When you begin evolving, those neural pathways start to encounter something the brain calls a prediction error, a moment where reality no longer matches the internal model. Perhaps you start setting boundaries instead of pleasing everyone around you, or you choose authenticity over approval, or you begin questioning goals that once defined your sense of success. These decisions may represent psychological growth, but to the brain they represent disruption.

The mind suddenly has to update its internal map, and that process requires enormous cognitive energy. The stability that once came from familiar patterns disappears, and the nervous system temporarily enters a state of uncertainty. From the perspective of the brain, uncertainty has always been associated with risk, which is why the emotional system often responds with anxiety, sadness, or a sense of disorientation.
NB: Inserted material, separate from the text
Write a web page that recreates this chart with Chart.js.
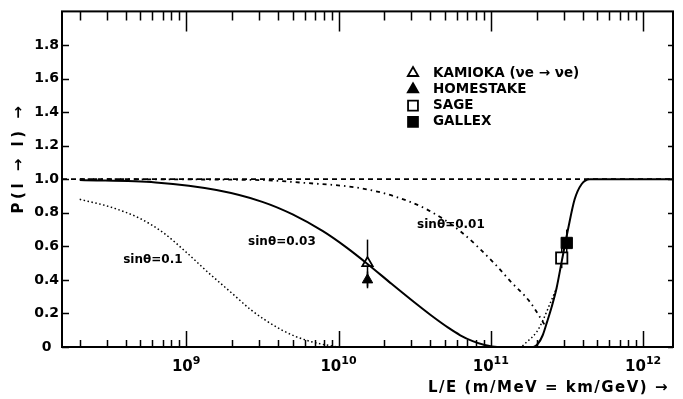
<!DOCTYPE html>
<html>
<head>
<meta charset="utf-8">
<script src="https://cdn.jsdelivr.net/npm/chart.js@4.4.0/dist/chart.umd.min.js"></script>
<style>
  html, body { margin: 0; padding: 0; background: #fff; }
  #wrap { width: 683px; height: 399px; }
</style>
</head>
<body>
<div id="wrap"><canvas id="chart"></canvas></div>
<script>
// axis ranges
const xMin = 1.53e8, xMax = 1.57e12;
const yMin = 0, yMax = 2.0;

const xTickValues = [1e9, 1e10, 1e11, 1e12];
const xTickBase = ['10', '10', '10', '10'];
const xTickExp = ['9', '10', '11', '12'];
const yTickValues = [0, 0.2, 0.4, 0.6, 0.8, 1.0, 1.2, 1.4, 1.6, 1.8];

// no-oscillation reference line
const refX = [xMin, xMax];
const refY = [1.0, 1.0];

// sin theta = 0.03 (solid)
const s003X = [2.0e8, 6.3e8, 1.58e9, 3.16e9, 5.0e9, 7.9e9, 1.12e10, 1.55e10, 2.24e10, 3.16e10, 4.17e10, 5.25e10, 6.3e10, 7.6e10, 9.1e10, 1.1e11, 1.9e11, 2.04e11, 2.19e11, 2.34e11, 2.51e11, 2.7e11, 2.92e11, 3.21e11, 3.55e11, 3.94e11, 4.47e11, 1.57e12];
const s003Y = [0.995, 0.98, 0.935, 0.865, 0.79, 0.69, 0.595, 0.495, 0.375, 0.265, 0.18, 0.115, 0.07, 0.035, 0.012, 0.0, 0.0, 0.02, 0.07, 0.15, 0.24, 0.35, 0.51, 0.70, 0.88, 0.97, 1.0, 1.0];

// sin theta = 0.1 (dotted)
const s01X = [2.0e8, 3.16e8, 5.0e8, 7.1e8, 1.0e9, 1.41e9, 2.0e9, 2.63e9, 3.31e9, 4.17e9, 5.25e9, 6.6e9, 8.3e9, 1.05e10, 1.55e11, 1.72e11, 2.0e11, 2.2e11, 2.45e11, 2.7e11];
const s01Y = [0.88, 0.835, 0.765, 0.68, 0.565, 0.44, 0.32, 0.225, 0.16, 0.105, 0.062, 0.032, 0.012, 0.0, 0.0, 0.03, 0.09, 0.16, 0.26, 0.35];

// sin theta = 0.01 (dash-dot)
const s001X = [2.0e8, 3.06e9, 5.6e9, 1.38e10, 2.29e10, 3.8e10, 6.3e10, 1.05e11, 1.35e11, 1.8e11, 2.3e11];
const s001Y = [1.0, 0.995, 0.98, 0.947, 0.90, 0.82, 0.69, 0.50, 0.39, 0.27, 0.12];

// experiments
const kamX = [1.55e10], kamY = [0.50], kamErr = [0.14];
const homX = [1.55e10], homY = [0.40], homErr = [0.05];
const sageX = [2.92e11], sageY = [0.53], sageErr = [0.06];
const galX = [3.15e11], galY = [0.62], galErr = [0.08];

const curveLabels = ['sinθ=0.1', 'sinθ=0.03', 'sinθ=0.01'];
const legendLabels = ['KAMIOKA (νe → νe)', 'HOMESTAKE', 'SAGE', 'GALLEX'];
const xTitle = 'L/E (m/MeV = km/GeV) →';
const yTitle = 'P(l → l) →';

const FONT = '"DejaVu Sans", sans-serif';
const pts = (xs, ys) => xs.map((x, i) => ({ x, y: ys[i] }));

function marker(ctx, style, filled, r, x, y) {
  ctx.beginPath();
  if (style === 'triangle') {
    ctx.moveTo(x, y - r);
    ctx.lineTo(x + r * 0.866, y + r * 0.5);
    ctx.lineTo(x - r * 0.866, y + r * 0.5);
    ctx.closePath();
  } else {
    const s = r * Math.SQRT1_2;
    ctx.rect(x - s, y - s, 2 * s, 2 * s);
  }
  ctx.fillStyle = filled ? '#000' : '#fff';
  ctx.fill();
  ctx.lineWidth = 1.8;
  ctx.strokeStyle = '#000';
  ctx.stroke();
}

const decor = {
  id: 'decor',
  beforeDatasetsDraw(chart) {
    // error bars under the markers
    const { ctx, scales: { x, y } } = chart;
    ctx.save();
    ctx.strokeStyle = '#000';
    ctx.lineWidth = 1.5;
    chart.data.datasets.forEach(ds => {
      if (!ds.err) return;
      ds.data.forEach((p, i) => {
        const px = x.getPixelForValue(p.x);
        ctx.beginPath();
        ctx.moveTo(px, y.getPixelForValue(p.y - ds.err[i]));
        ctx.lineTo(px, y.getPixelForValue(p.y + ds.err[i]));
        ctx.stroke();
      });
    });
    ctx.restore();
  },
  afterDraw(chart, args, opts) {
    const { ctx, chartArea: a, scales: { x, y } } = chart;
    ctx.save();
    ctx.strokeStyle = '#000';
    ctx.fillStyle = '#000';

    // frame
    ctx.lineWidth = 2;
    ctx.strokeRect(a.left, a.top, a.right - a.left, a.bottom - a.top);

    // inward ticks, x (log)
    ctx.lineWidth = 1.5;
    for (let d = 8; d <= 12; d++) {
      for (let k = 1; k <= 9; k++) {
        const v = k * Math.pow(10, d);
        if (v < x.min || v > x.max) continue;
        const px = Math.round(x.getPixelForValue(v)) + 0.5;
        const major = k === 1;
        ctx.beginPath();
        ctx.moveTo(px, a.bottom);
        ctx.lineTo(px, a.bottom - (major ? 16 : 7));
        ctx.moveTo(px, a.top);
        ctx.lineTo(px, a.top + (major ? 20 : 9));
        ctx.stroke();
      }
    }
    // inward ticks, y
    yTickValues.forEach(v => {
      const py = Math.round(y.getPixelForValue(v)) + 0.5;
      ctx.beginPath();
      ctx.moveTo(a.left, py);
      ctx.lineTo(a.left + 7, py);
      ctx.moveTo(a.right, py);
      ctx.lineTo(a.right - 5, py);
      ctx.stroke();
    });

    // x tick labels: 10 with raised exponent
    ctx.textAlign = 'left';
    ctx.textBaseline = 'alphabetic';
    xTickValues.forEach((v, i) => {
      ctx.font = 'bold 15px ' + FONT;
      const wb = ctx.measureText(xTickBase[i]).width;
      ctx.font = 'bold 11px ' + FONT;
      const we = ctx.measureText(xTickExp[i]).width;
      const x0 = x.getPixelForValue(v) - (wb + we) / 2;
      ctx.font = 'bold 15px ' + FONT;
      ctx.fillText(xTickBase[i], x0, a.bottom + 24);
      ctx.font = 'bold 11px ' + FONT;
      ctx.fillText(xTickExp[i], x0 + wb, a.bottom + 17);
    });

    // x title
    ctx.font = 'bold 15px ' + FONT;
    ctx.letterSpacing = '1.5px';
    ctx.textAlign = 'right';
    ctx.textBaseline = 'middle';
    ctx.fillText(xTitle, a.right - 4, a.bottom + 41);

    // curve labels
    ctx.letterSpacing = '0px';
    ctx.font = 'bold 12px ' + FONT;
    ctx.textAlign = 'left';
    curveLabels.forEach((t, i) => {
      ctx.fillText(t, x.getPixelForValue(opts.labelAt[i][0]), y.getPixelForValue(opts.labelAt[i][1]));
    });

    // legend
    const styles = [['triangle', false, 6], ['triangle', true, 6], ['rect', false, 7], ['rect', true, 7]];
    legendLabels.forEach((t, i) => {
      const ly = opts.legendTop + i * opts.legendStep;
      marker(ctx, styles[i][0], styles[i][1], styles[i][2], opts.legendX, ly);
      ctx.fillStyle = '#000';
      ctx.font = 'bold 13.5px ' + FONT;
      ctx.textAlign = 'left';
      ctx.textBaseline = 'middle';
      ctx.fillText(t, opts.legendX + 20, ly);
    });

    // y title
    ctx.translate(19, 158);
    ctx.rotate(-Math.PI / 2);
    ctx.font = 'bold 15px ' + FONT;
    ctx.letterSpacing = '3.5px';
    ctx.textAlign = 'center';
    ctx.textBaseline = 'middle';
    ctx.fillText(yTitle, 0, 0);
    ctx.restore();
  }
};

const ctx = document.getElementById('chart').getContext('2d');
new Chart(ctx, {
  type: 'line',
  data: {
    datasets: [
      { data: pts(refX, refY), borderColor: '#000', borderWidth: 1.8, borderDash: [5, 4], pointRadius: 0 },
      { data: pts(s001X, s001Y), borderColor: '#000', borderWidth: 1.8, borderDash: [4, 4, 1.5, 4], pointRadius: 0, cubicInterpolationMode: 'monotone' },
      { data: pts(s01X, s01Y), borderColor: '#000', borderWidth: 1.5, borderDash: [1.5, 2.5], pointRadius: 0, cubicInterpolationMode: 'monotone' },
      { data: pts(s003X, s003Y), borderColor: '#000', borderWidth: 2, pointRadius: 0, cubicInterpolationMode: 'monotone' },
      { data: pts(kamX, kamY), err: kamErr, showLine: false, pointStyle: 'triangle', pointRadius: 6, pointBackgroundColor: '#fff', pointBorderColor: '#000', pointBorderWidth: 1.8 },
      { data: pts(homX, homY), err: homErr, showLine: false, pointStyle: 'triangle', pointRadius: 6, pointBackgroundColor: '#000', pointBorderColor: '#000', pointBorderWidth: 1 },
      { data: pts(sageX, sageY), err: sageErr, showLine: false, pointStyle: 'rect', pointRadius: 8, pointBackgroundColor: '#fff', pointBorderColor: '#000', pointBorderWidth: 1.8 },
      { data: pts(galX, galY), err: galErr, showLine: false, pointStyle: 'rect', pointRadius: 8, pointBackgroundColor: '#000', pointBorderColor: '#000', pointBorderWidth: 1 }
    ]
  },
  options: {
    responsive: true,
    maintainAspectRatio: false,
    animation: false,
    devicePixelRatio: 1,
    layout: { padding: { top: 5, right: 10, left: 0, bottom: 0 } },
    plugins: {
      legend: { display: false },
      tooltip: { enabled: false },
      decor: {
        labelAt: [[3.86e8, 0.52], [2.55e9, 0.626], [3.28e10, 0.725]],
        legendX: 413, legendTop: 73, legendStep: 16.3
      }
    },
    scales: {
      x: {
        type: 'logarithmic',
        min: xMin,
        max: xMax,
        afterBuildTicks: s => { s.ticks = xTickValues.map(v => ({ value: v })); },
        afterFit: s => { s.height = 52; },
        grid: { display: false, drawTicks: false },
        border: { display: false },
        ticks: { display: false }
      },
      y: {
        min: yMin,
        max: yMax,
        afterBuildTicks: s => { s.ticks = yTickValues.map(v => ({ value: v })); },
        afterFit: s => { s.width = 62; },
        grid: { display: false, drawTicks: false },
        border: { display: false },
        ticks: {
          crossAlign: 'center', padding: 3, color: '#000',
          font: { family: FONT, size: 14, weight: 'bold' },
          callback: v => (v === 0 ? '0' : v.toFixed(1))
        }
      }
    }
  },
  plugins: [decor]
});
</script>
</body>
</html>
This is one of the hidden truths of transformation: the brain does not immediately celebrate your evolution. First it must mourn the stability of the person you used to be.


Letting Go of the Self That Protected You

One of the deepest emotional layers of personal evolution appears when we begin to understand why our old patterns existed in the first place. Many of the behaviors people try to change — people pleasing, emotional avoidance, perfectionism, constant self-criticism — were not random flaws that appeared without reason. They were strategies that once helped the nervous system survive difficult environments.
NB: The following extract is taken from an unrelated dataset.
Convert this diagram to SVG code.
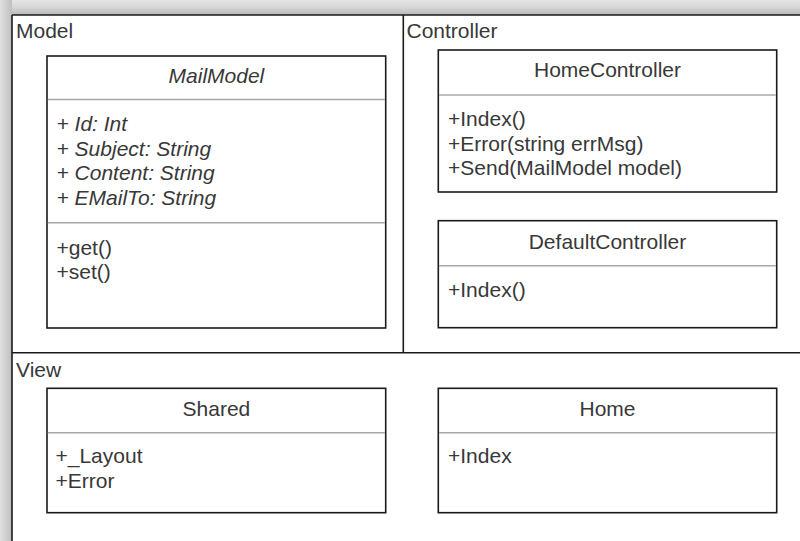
<svg xmlns="http://www.w3.org/2000/svg" width="800" height="541" viewBox="0 0 800 541">
  <defs>
    <linearGradient id="shTop" x1="0" y1="0" x2="0" y2="1">
      <stop offset="0" stop-color="#e4e4e4"/>
      <stop offset="0.5" stop-color="#d6d6d6"/>
      <stop offset="1" stop-color="#b8b8b8"/>
    </linearGradient>
    <linearGradient id="shLeft" x1="0" y1="0" x2="1" y2="0">
      <stop offset="0" stop-color="#e0e0e0"/>
      <stop offset="0.55" stop-color="#cecece"/>
      <stop offset="1" stop-color="#bebebe"/>
    </linearGradient>
  </defs>
  <style>
    .frame { fill: none; stroke: #1a1a1a; stroke-width: 1.6; }
    .box { fill: #ffffff; stroke: #1a1a1a; stroke-width: 1.6; }
    .sep { stroke: #a8a8a8; stroke-width: 1.6; }
    text { font-family: "Liberation Sans", Arial, sans-serif; font-size: 21px; fill: #383838; }
    .title { text-anchor: middle; }
    .it { font-style: italic; }
  </style>
  <rect x="0" y="0" width="800" height="541" fill="#ffffff"/>
  <rect x="0" y="0" width="800" height="15" fill="url(#shTop)"/>
  <rect x="0" y="0" width="12" height="541" fill="url(#shLeft)"/>

  <g id="frames">
    <line class="frame" x1="12" y1="15" x2="800" y2="15"/>
    <line class="frame" x1="12" y1="15" x2="12" y2="541"/>
    <line class="frame" x1="403.3" y1="15" x2="403.3" y2="352.7"/>
    <line class="frame" x1="12" y1="352.7" x2="800" y2="352.7"/>
  </g>

  <g id="pkg-model"><text x="16" y="37.5">Model</text></g>
  <g id="pkg-controller"><text x="406.5" y="37.5">Controller</text></g>
  <g id="pkg-view"><text x="16" y="376.5">View</text></g>

  <g id="MailModel">
    <rect class="box" x="47" y="56" width="338.7" height="272"/>
    <line class="sep" x1="47.8" y1="99.5" x2="384.9" y2="99.5"/>
    <line class="sep" x1="47.8" y1="222.7" x2="384.9" y2="222.7"/>
    <text class="title it" x="216.4" y="83">MailModel</text>
    <text class="it" x="56.5" y="131">+ Id: Int</text>
    <text class="it" x="56.5" y="155.5">+ Subject: String</text>
    <text class="it" x="56.5" y="180">+ Content: String</text>
    <text class="it" x="56.5" y="204.5">+ EMailTo: String</text>
    <text x="56.5" y="254.5">+get()</text>
    <text x="56.5" y="279">+set()</text>
  </g>

  <g id="HomeController">
    <rect class="box" x="438.3" y="50" width="338.4" height="142"/>
    <line class="sep" x1="439.1" y1="95" x2="775.9" y2="95"/>
    <text class="title" x="607.5" y="77">HomeController</text>
    <text x="448" y="126">+Index()</text>
    <text x="448" y="150.5">+Error(string errMsg)</text>
    <text x="448" y="175">+Send(MailModel model)</text>
  </g>

  <g id="DefaultController">
    <rect class="box" x="438.3" y="220.7" width="338.4" height="107"/>
    <line class="sep" x1="439.1" y1="265.7" x2="775.9" y2="265.7"/>
    <text class="title" x="607.5" y="249">DefaultController</text>
    <text x="448" y="297.3">+Index()</text>
  </g>

  <g id="Shared">
    <rect class="box" x="47" y="388.3" width="338.7" height="124.4"/>
    <line class="sep" x1="47.8" y1="432.7" x2="384.9" y2="432.7"/>
    <text class="title" x="216.4" y="415.7">Shared</text>
    <text x="55.5" y="463.3">+_Layout</text>
    <text x="55.5" y="488.3">+Error</text>
  </g>

  <g id="Home">
    <rect class="box" x="438.3" y="388.3" width="338.4" height="124.4"/>
    <line class="sep" x1="439.1" y1="432.7" x2="775.9" y2="432.7"/>
    <text class="title" x="607.5" y="415.7">Home</text>
    <text x="448" y="463.3">+Index</text>
  </g>

  <g id="connectors"></g>
</svg>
Psychologists often describe these patterns as adaptive responses, meaning that at some point in life they helped maintain stability, belonging, or protection. A child who learned to be agreeable may have been protecting themselves from conflict. Someone who developed perfectionistic standards may have been searching for approval in an environment where love felt conditional. Emotional distance may have been the only safe response to unpredictable relationships.
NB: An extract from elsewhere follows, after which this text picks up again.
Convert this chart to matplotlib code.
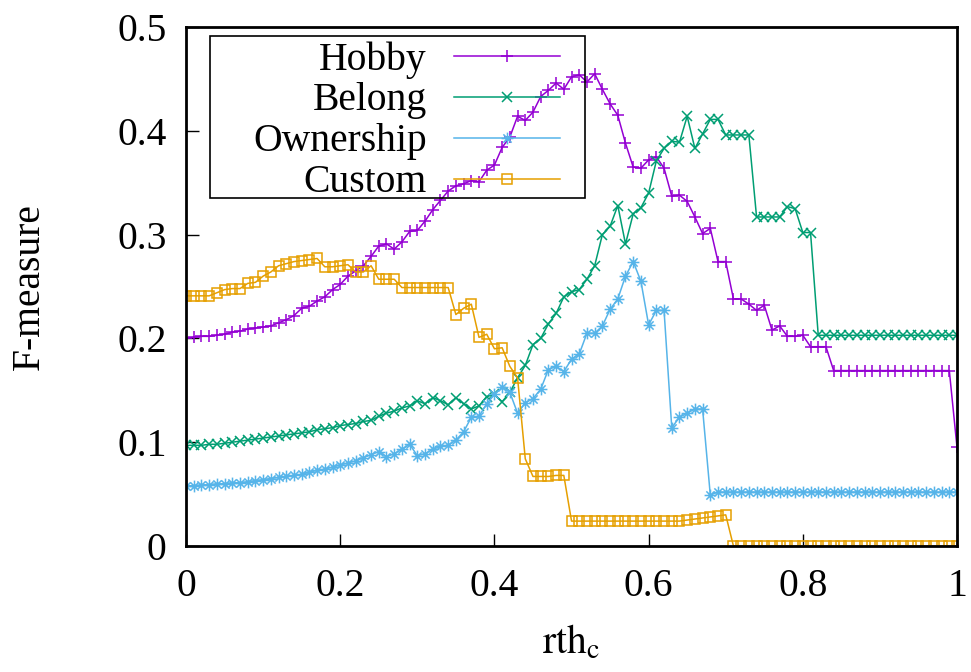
import numpy as np
import matplotlib
matplotlib.use('Agg')
import matplotlib.pyplot as plt
from matplotlib.path import Path
from matplotlib.patches import Rectangle

plt.rcParams['font.family'] = ['Liberation Serif', 'DejaVu Serif']
plt.rcParams['mathtext.fontset'] = 'stix'

# threshold rth_c, steps of 0.01
rth = np.round(np.arange(101) * 0.01, 2)

hobby = [0.200, 0.201, 0.202, 0.202, 0.203, 0.204, 0.206, 0.207, 0.209, 0.210,
         0.211, 0.212, 0.215, 0.218, 0.222, 0.229, 0.231, 0.236, 0.240, 0.247,
         0.252, 0.260, 0.265, 0.270, 0.279, 0.289, 0.291, 0.286, 0.293, 0.303,
         0.304, 0.313, 0.324, 0.333, 0.342, 0.347, 0.349, 0.352, 0.351, 0.362,
         0.367, 0.384, 0.394, 0.414, 0.410, 0.418, 0.433, 0.439, 0.446, 0.440,
         0.452, 0.454, 0.447, 0.455, 0.440, 0.426, 0.415, 0.388, 0.365, 0.364,
         0.372, 0.375, 0.364, 0.337, 0.338, 0.332, 0.317, 0.301, 0.306, 0.274,
         0.274, 0.238, 0.238, 0.233, 0.227, 0.232, 0.208, 0.212, 0.202, 0.202,
         0.203, 0.192, 0.192, 0.192, 0.169, 0.169, 0.169, 0.169, 0.169, 0.169,
         0.169, 0.169, 0.169, 0.169, 0.169, 0.169, 0.169, 0.169, 0.169, 0.169,
         0.095]

belong = [0.097, 0.097, 0.097, 0.098, 0.098, 0.099, 0.100, 0.101, 0.102, 0.103,
          0.104, 0.105, 0.106, 0.107, 0.108, 0.109, 0.110, 0.112, 0.113, 0.114,
          0.116, 0.117, 0.118, 0.120, 0.121, 0.125, 0.128, 0.130, 0.133, 0.135,
          0.140, 0.137, 0.143, 0.140, 0.136, 0.143, 0.137, 0.132, 0.135, 0.144,
          0.146, 0.139, 0.148, 0.162, 0.174, 0.194, 0.200, 0.214, 0.224, 0.240,
          0.245, 0.247, 0.257, 0.270, 0.300, 0.308, 0.328, 0.291, 0.320, 0.326,
          0.340, 0.371, 0.383, 0.390, 0.389, 0.414, 0.383, 0.397, 0.411, 0.411,
          0.396, 0.396, 0.396, 0.396, 0.317, 0.317, 0.317, 0.317, 0.327, 0.325,
          0.302, 0.302, 0.203, 0.203, 0.203, 0.203, 0.203, 0.203, 0.203, 0.203,
          0.203, 0.203, 0.203, 0.203, 0.203, 0.203, 0.203, 0.203, 0.203, 0.203,
          0.203]

ownership = [0.058, 0.058, 0.059, 0.059, 0.060, 0.060, 0.061, 0.061, 0.062, 0.063,
             0.064, 0.065, 0.066, 0.067, 0.068, 0.069, 0.071, 0.073, 0.074, 0.076,
             0.078, 0.080, 0.082, 0.085, 0.088, 0.091, 0.086, 0.089, 0.093, 0.098,
             0.087, 0.089, 0.093, 0.096, 0.097, 0.102, 0.110, 0.124, 0.125, 0.137,
             0.146, 0.153, 0.148, 0.128, 0.138, 0.142, 0.151, 0.170, 0.173, 0.168,
             0.180, 0.185, 0.205, 0.205, 0.212, 0.228, 0.238, 0.260, 0.274, 0.255,
             0.213, 0.227, 0.227, 0.114, 0.124, 0.128, 0.132, 0.132, 0.049, 0.052,
             0.052, 0.052, 0.052, 0.052, 0.052, 0.052, 0.052, 0.052, 0.052, 0.052,
             0.052, 0.052, 0.052, 0.052, 0.052, 0.052, 0.052, 0.052, 0.052, 0.052,
             0.052, 0.052, 0.052, 0.052, 0.052, 0.052, 0.052, 0.052, 0.052, 0.052,
             0.052]

custom = [0.241, 0.241, 0.241, 0.241, 0.244, 0.247, 0.248, 0.248, 0.253, 0.254,
          0.260, 0.264, 0.270, 0.272, 0.274, 0.275, 0.276, 0.277, 0.269, 0.269,
          0.270, 0.271, 0.264, 0.264, 0.270, 0.257, 0.257, 0.257, 0.249, 0.249,
          0.249, 0.249, 0.249, 0.249, 0.249, 0.223, 0.229, 0.233, 0.201, 0.204,
          0.190, 0.191, 0.173, 0.162, 0.084, 0.067, 0.067, 0.067, 0.068, 0.068,
          0.024, 0.024, 0.024, 0.024, 0.024, 0.024, 0.024, 0.024, 0.024, 0.024,
          0.024, 0.024, 0.024, 0.024, 0.024, 0.025, 0.026, 0.027, 0.028, 0.029,
          0.030, 0.000, 0.000, 0.000, 0.000, 0.000, 0.000, 0.000, 0.000, 0.000,
          0.000, 0.000, 0.000, 0.000, 0.000, 0.000, 0.000, 0.000, 0.000, 0.000,
          0.000, 0.000, 0.000, 0.000, 0.000, 0.000, 0.000, 0.000, 0.000, 0.000,
          0.000]

# gnuplot style "*" point = plus and cross on top of each other
star = Path([(-1, 0), (1, 0), (0, -1), (0, 1),
             (-0.7, -0.7), (0.7, 0.7), (-0.7, 0.7), (0.7, -0.7)],
            [Path.MOVETO, Path.LINETO] * 4)

fs = 28.5
fig = plt.figure(figsize=(9.71, 6.72), dpi=100)
ax = fig.add_axes([0.1916, 0.1875, 0.794, 0.7723])

lw = 1.1
ax.plot(rth, hobby, color='#9400D3', lw=lw, marker='+', ms=8.5, mew=1.1, label='Hobby')
ax.plot(rth, belong, color='#009E73', lw=lw, marker='x', ms=7.5, mew=1.1, label='Belong')
ax.plot(rth, ownership, color='#56B4E9', lw=lw, marker=star, ms=8.5, mew=1.1, label='Ownership')
ax.plot(rth, custom, color='#E69F00', lw=lw, marker='s', ms=7, mew=1.1, mfc='none', label='Custom')

ax.set_xlim(0, 1)
ax.set_ylim(0, 0.5)
ax.set_xticks([0, 0.2, 0.4, 0.6, 0.8, 1])
ax.set_xticklabels(['0', '0.2', '0.4', '0.6', '0.8', '1'])
ax.set_yticks([0, 0.1, 0.2, 0.3, 0.4, 0.5])
ax.set_yticklabels(['0', '0.1', '0.2', '0.3', '0.4', '0.5'])
ax.tick_params(direction='in', length=9, width=1, labelsize=fs, pad=14)
ax.tick_params(axis='x', pad=16)
for s in ax.spines.values():
    s.set_linewidth(2)

ax.set_xlabel(r'$\mathrm{rth}_\mathrm{c}$', fontsize=fs, labelpad=14)
ax.set_ylabel('F-measure', fontsize=fs, labelpad=50)

# legend: text right aligned, sample on the right, frame drawn separately
leg = ax.legend(loc='upper right', bbox_to_anchor=(0.485, 0.973), markerfirst=False,
                fontsize=fs, handlelength=2.68, handletextpad=0.68, labelspacing=0.1,
                borderpad=0, borderaxespad=0, frameon=False)
ax.add_patch(Rectangle((0.0311, 0.6705), 0.4864, 0.3122, transform=ax.transAxes,
                       fill=False, edgecolor='black', lw=1.2, zorder=5))

plt.savefig('out.png', dpi=100)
When people begin evolving, they start recognizing that these strategies are no longer necessary. They begin setting boundaries instead of accommodating everyone else, expressing emotions instead of suppressing them, and making choices based on internal values rather than external approval.

But something unexpected happens in that process.

Instead of simply rejecting the old self, many people begin to feel compassion for it. They realize that the version of themselves they are leaving behind was doing the best it could with the tools available at the time. That realization often brings a quiet wave of sadness, not because we want to go back, but because we understand how long that version of us carried the weight of survival.

In this way, personal evolution becomes similar to closing a long chapter of a life story. The new chapter may be healthier and more aligned, but the previous one still mattered.

And acknowledging that truth is often where grief quietly appears.


Outgrowing Worlds That Once Felt Like Home

Another reason growth can feel emotionally heavy is that identity does not exist in isolation. The version of you that developed over time was also part of a larger system of relationships, expectations, and social roles. Friends, family members, workplaces, and communities often relate to us through the lens of the identity they have known for years.

When you begin evolving internally, the way you interact with those systems changes. You might communicate differently, prioritize different goals, or refuse dynamics that once felt normal. These changes are healthy from a psychological perspective, but they can create friction with environments that were built around the older version of you.

Social neuroscience has repeatedly shown that human beings are deeply wired for belonging. Brain imaging studies reveal that experiences of social rejection activate neural circuits that overlap with those involved in physical pain, which means that losing connection or approval is not just emotionally uncomfortable — the brain literally experiences it as a form of threat.

During periods of growth, people often enter a temporary stage where they feel slightly out of place in the environments that once felt familiar. Conversations feel different. Old dynamics no longer make sense. The identity that once fit smoothly into those spaces begins to dissolve.

This in-between stage can feel lonely, and loneliness amplifies the sense of grief that accompanies transformation.

You are no longer fully who you used to be, but the new version of you has not yet fully stabilized.

It is the psychological equivalent of standing between two worlds.


The Slow Reconstruction of a New Identity

What makes this process meaningful, however, is that grief is not the final destination of growth. In many ways it is simply a transitional emotion that appears while the mind reorganizes itself around new patterns and values.

The human brain possesses a remarkable ability known as neuroplasticity, the capacity to reorganize neural connections in response to experience. Every time you practice a new behavior, adopt a different perspective, or make choices aligned with your evolving identity, the brain strengthens the pathways that support those patterns.

At first these pathways are weak and unfamiliar, which is why change often feels awkward in the beginning. New habits require conscious effort. Boundaries feel uncomfortable. Authentic self-expression may feel risky.

But repetition slowly changes the brain’s internal landscape. Circuits that were once dominant begin to fade, while new ones become stronger and more automatic. Over time, the identity that once felt experimental becomes natural.

Psychologists who study identity development often describe this process as reconstruction. The person emerging after significant growth is not a completely different individual but a more integrated version of the same self, someone who has retained the wisdom of the past while releasing the patterns that no longer serve their future.

Seen from this perspective, grief becomes less frightening.

It is simply evidence that the system is transitioning from one identity to another.


Conclusion

Personal evolution is often imagined as a clean upward movement, a steady improvement where each step forward feels empowering and clear. The deeper reality is more nuanced. Growth involves both expansion and release, both discovery and farewell.

When we evolve, we are not only gaining new perspectives and behaviors; we are letting go of identities that once helped us navigate the world. Those identities shaped our relationships, our habits, and our sense of belonging, which means that leaving them behind carries emotional weight.

The sadness that sometimes appears during transformation is not a sign that something has gone wrong. It is a natural response to the closing of an internal chapter.

Grief, in this context, is simply the mind acknowledging that the person you once were mattered.

And when that grief is allowed to exist without judgment, it often becomes something surprisingly powerful. It becomes a bridge between who you used to be and who you are slowly becoming.

Because every meaningful evolution contains both an ending and a beginning, and sometimes the quiet heaviness we feel during growth is not evidence that we are lost, but evidence that the old self is gently making space for a larger life to emerge.